Originally Posted By: Ken62

Does a WAW have an AH HA moment or is it just a slow process of coming out of the "fog"? I know my W will never be the same one I married and that will be good and hopefully I wont be the same person either. Like everyone else, I would just like a chance to start over and do it right this time! I would give anything for my W to agree to a one or two day intensive with Michele since we live so close. For me money is no issue. I would pay any amount to be able to work on M and R together. It would be better than the $2400 we spent on the D Mediator.

I know that I can't buy my W's love and that is not what I'm saying. I just want to have the chance to work on the M and R. I know that she has to decide these things for herself. I just started the phone coaching with Chuck but since we are S and have less than 14 weeks before D is final I am a little nervous.

Thanks everyone,

Ken


Your question:
Does a WAW have an AH HA moment or is it just a slow process of coming out of the "fog"?

Answer:
Depends, everyone is different.

My question to you:
What would give her a "AH HA moment" as you called it?
What would make her stand up and think that she's walking away from something incredible and important?

Do you think pursuing her and asking her to reconsider is going to do it?

Do you think bribing her or offering her money or telling her that you can change into something better?

Do you think trying to convince her that the marriage is worth another chance is going to do it?

Newsflash, none of these things work or the forums would be filled with posts by users that say "hey beg, plead and pursue your spouse, it worked for me!!!!"

Hard as it is to realize this, you can't do anything to change her mind. Well, maybe that's not entirely accurate.

How about you become the best possible person & spouse in the world? Without any requirement on her to do the same. Be loving & supportive without being weak, needy, insecure and supplicative. Enjoy your individuality and learn about being a real man, not a bully or a monster, someone who is going to survive & thrive regardless of this situation. Someone who isn't going to kiss her ass and forget about your own personal value, self esteem and self respect.

You be the best possible person you can be for YOU, not for her and this is a hard lesson for most on this site to grasp and internalize. If you make changes just for her to get her back, even if that worked, it wouldn't last. The real changes that last are the ones you make to make your own life better for YOU.

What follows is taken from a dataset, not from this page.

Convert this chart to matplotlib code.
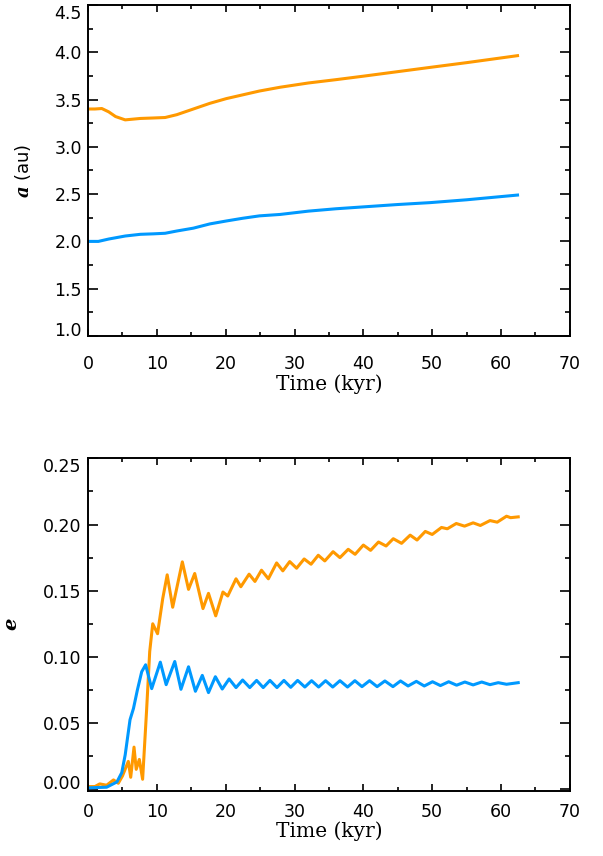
import numpy as np
import matplotlib
matplotlib.use('Agg')
from matplotlib import pyplot as plt
from matplotlib.ticker import MultipleLocator

plt.rcParams['mathtext.fontset'] = 'dejavuserif'

ORANGE = '#FF9900'
BLUE = '#0099FF'

# semi-major axis (au) vs time (kyr)
t_a_orange = [0, 1.0, 2.0, 3.0, 4.0, 5.4, 7.6, 9.5, 11.2, 12.9, 15.3, 17.7, 20.1, 22.5, 24.9,
              27.9, 32, 36, 40, 45, 49.7, 55, 62.4]
a_orange = [3.40, 3.40, 3.405, 3.37, 3.32, 3.285, 3.30, 3.305, 3.31, 3.34, 3.40, 3.46, 3.51,
            3.55, 3.59, 3.63, 3.675, 3.71, 3.747, 3.795, 3.84, 3.89, 3.964]
t_a_blue = [0, 1.5, 3.0, 5.4, 7.6, 9.5, 11.2, 12.9, 15.3, 17.7, 20.1, 22.5, 24.9, 27.9,
            32, 36, 40, 45, 49.7, 55, 62.4]
a_blue = [2.00, 2.00, 2.025, 2.057, 2.075, 2.08, 2.086, 2.11, 2.14, 2.185, 2.216, 2.245,
          2.27, 2.285, 2.32, 2.345, 2.365, 2.39, 2.41, 2.44, 2.49]

# eccentricity vs time (kyr)
t_e_orange = [0, 1.0, 1.7, 2.7, 3.7, 4.4, 5.0, 5.85, 6.2, 6.68, 7.0, 7.45, 7.93, 8.5, 8.96,
              9.4, 10.1, 10.85, 11.5, 12.3, 13.7, 14.6, 15.5, 16.7, 17.5, 18.55, 19.6, 20.3,
              21.5, 22.2, 23.4, 24.25, 25.2, 26.2, 27.4, 28.3, 29.3, 30.3, 31.4, 32.4, 33.45,
              34.4, 35.6, 36.6, 37.8, 38.8, 40.0, 41.05, 42.2, 43.3, 44.35, 45.55, 46.8, 47.8,
              49.0, 50.0, 51.35, 52.2, 53.5, 54.7, 55.95, 57.0, 58.4, 59.45, 60.8, 61.4, 62.5]
e_orange = [0.002, 0.002, 0.004, 0.003, 0.007, 0.0045, 0.010, 0.021, 0.009, 0.0318, 0.015,
            0.0225, 0.0075, 0.059, 0.104, 0.125, 0.1175, 0.144, 0.162, 0.1375, 0.1718, 0.151,
            0.163, 0.1365, 0.148, 0.131, 0.149, 0.146, 0.159, 0.153, 0.1625, 0.157, 0.1655,
            0.159, 0.171, 0.165, 0.172, 0.167, 0.174, 0.170, 0.1768, 0.1725, 0.1795, 0.175,
            0.1813, 0.1775, 0.1845, 0.1805, 0.1868, 0.1838, 0.1893, 0.1858, 0.192, 0.1883,
            0.1948, 0.1925, 0.1978, 0.1968, 0.2008, 0.1988, 0.2013, 0.1993, 0.203, 0.2018,
            0.2063, 0.2052, 0.2058]
t_e_blue = [0, 2.7, 4.2, 4.9, 5.4, 6.1, 6.6, 7.17, 7.8, 8.37, 9.25, 10.5, 11.35, 12.6, 13.5,
            14.6, 15.6, 16.6, 17.5, 18.5, 19.5, 20.5, 21.5, 22.46, 23.5, 24.49, 25.45, 26.43,
            27.45, 28.46, 29.45, 30.45, 31.5, 32.48, 33.5, 34.51, 35.55, 36.6, 37.7, 38.77,
            39.8, 40.9, 42.0, 43.13, 44.3, 45.4, 46.5, 47.7, 48.85, 50.05, 51.2, 52.4, 53.55,
            54.75, 55.95, 57.2, 58.4, 59.6, 60.8, 62.5]
e_blue = [0.001, 0.0015, 0.0055, 0.0125, 0.026, 0.0525, 0.061, 0.075, 0.0888, 0.094, 0.076,
          0.096, 0.079, 0.0965, 0.0755, 0.0925, 0.074, 0.086, 0.073, 0.085, 0.0757, 0.0833,
          0.0768, 0.0825, 0.0768, 0.0822, 0.0768, 0.0822, 0.0768, 0.0822, 0.077, 0.0822,
          0.0772, 0.082, 0.0772, 0.082, 0.0772, 0.082, 0.0772, 0.082, 0.0775, 0.082, 0.0775,
          0.0818, 0.0775, 0.0818, 0.078, 0.0815, 0.078, 0.0812, 0.0783, 0.0812, 0.0786, 0.081,
          0.0788, 0.081, 0.079, 0.0805, 0.0793, 0.0805]

fig = plt.figure(figsize=(6.03, 8.56), dpi=100)
ax1 = fig.add_axes([0.146, 0.6075, 0.799, 0.3867])
ax2 = fig.add_axes([0.146, 0.0765, 0.799, 0.388])

lw = 2.2
ax1.plot(t_a_orange, a_orange, color=ORANGE, lw=lw)
ax1.plot(t_a_blue, a_blue, color=BLUE, lw=lw)
ax2.plot(t_e_orange, e_orange, color=ORANGE, lw=lw, solid_joinstyle='round')
ax2.plot(t_e_blue, e_blue, color=BLUE, lw=lw, solid_joinstyle='round')

ax1.set_xlim(0, 70)
ax1.set_ylim(1.0, 4.5)
ax1.yaxis.set_major_locator(MultipleLocator(0.5))
ax1.yaxis.set_minor_locator(MultipleLocator(0.25))
ax1.yaxis.set_major_formatter('{x:.1f}')

ax2.set_xlim(0, 70)
ax2.set_ylim(-0.001, 0.25)
ax2.yaxis.set_major_locator(MultipleLocator(0.05))
ax2.yaxis.set_minor_locator(MultipleLocator(0.025))
ax2.yaxis.set_major_formatter('{x:.2f}')

for ax, xpad in [(ax1, 13.5), (ax2, 9.0)]:
    ax.xaxis.set_major_locator(MultipleLocator(10))
    ax.xaxis.set_minor_locator(MultipleLocator(5))
    for s in ax.spines.values():
        s.set_linewidth(1.4)
    ax.tick_params(which='both', direction='in', top=True, right=True, width=1.2,
                   labelsize=12.5, colors='black')
    ax.tick_params(axis='y', which='major', length=7.2, pad=4.5)
    ax.tick_params(axis='y', which='minor', length=3.6)
    ax.tick_params(axis='x', which='major', length=5, pad=xpad)
    ax.tick_params(axis='x', which='minor', length=3.2)
    ax.set_xlabel('Time (kyr)', family='DejaVu Serif', fontsize=14.5)

# end labels sit inside the frame, as in the original
fig.canvas.draw()
for ax, lo, hi in [(ax1, 1.0, 4.5), (ax2, 0.0, 0.25)]:
    for tick in ax.yaxis.get_major_ticks():
        if abs(tick.get_loc() - lo) < 1e-6:
            tick.label1.set_va('baseline')
        if abs(tick.get_loc() - hi) < 1e-6:
            tick.label1.set_va('top')

ax1.set_ylabel(r'$\mathbfit{a}$ (au)', fontsize=13)
ax2.set_ylabel(r'$\mathbfit{e}$', fontsize=14)
ax1.yaxis.set_label_coords(-0.114, 0.5)
ax2.yaxis.set_label_coords(-0.14, 0.5)
ax1.xaxis.set_label_coords(0.5, -0.115)
ax2.xaxis.set_label_coords(0.5, -0.093)

plt.savefig('out.png', dpi=100)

Be a strong, confident, calm, charming, attractive, funny man and a good husband and love her regardless what her decision is and realize that you can't force her to be with you just as if the tables were turned and you were her, she couldn't force you to stay with her - in the end, it would be your decision just like now it's her decision.

Control you & your life and allow her to do the same with hers.

Sorry bro, no magic button to push, no magic pill to take, no magic quick fix for your situation or any other on this site.

Do the work on YOU for you and not for her and be a great husband regardless of what happens and if you do divorce, hold your head up high knowing that you did the right thing regardless if you won the prize in the end.

If she wants to be with you, she'll be with you and truth be told, you wouldn't want her with you if she didn't want to be with you - how great would that feel?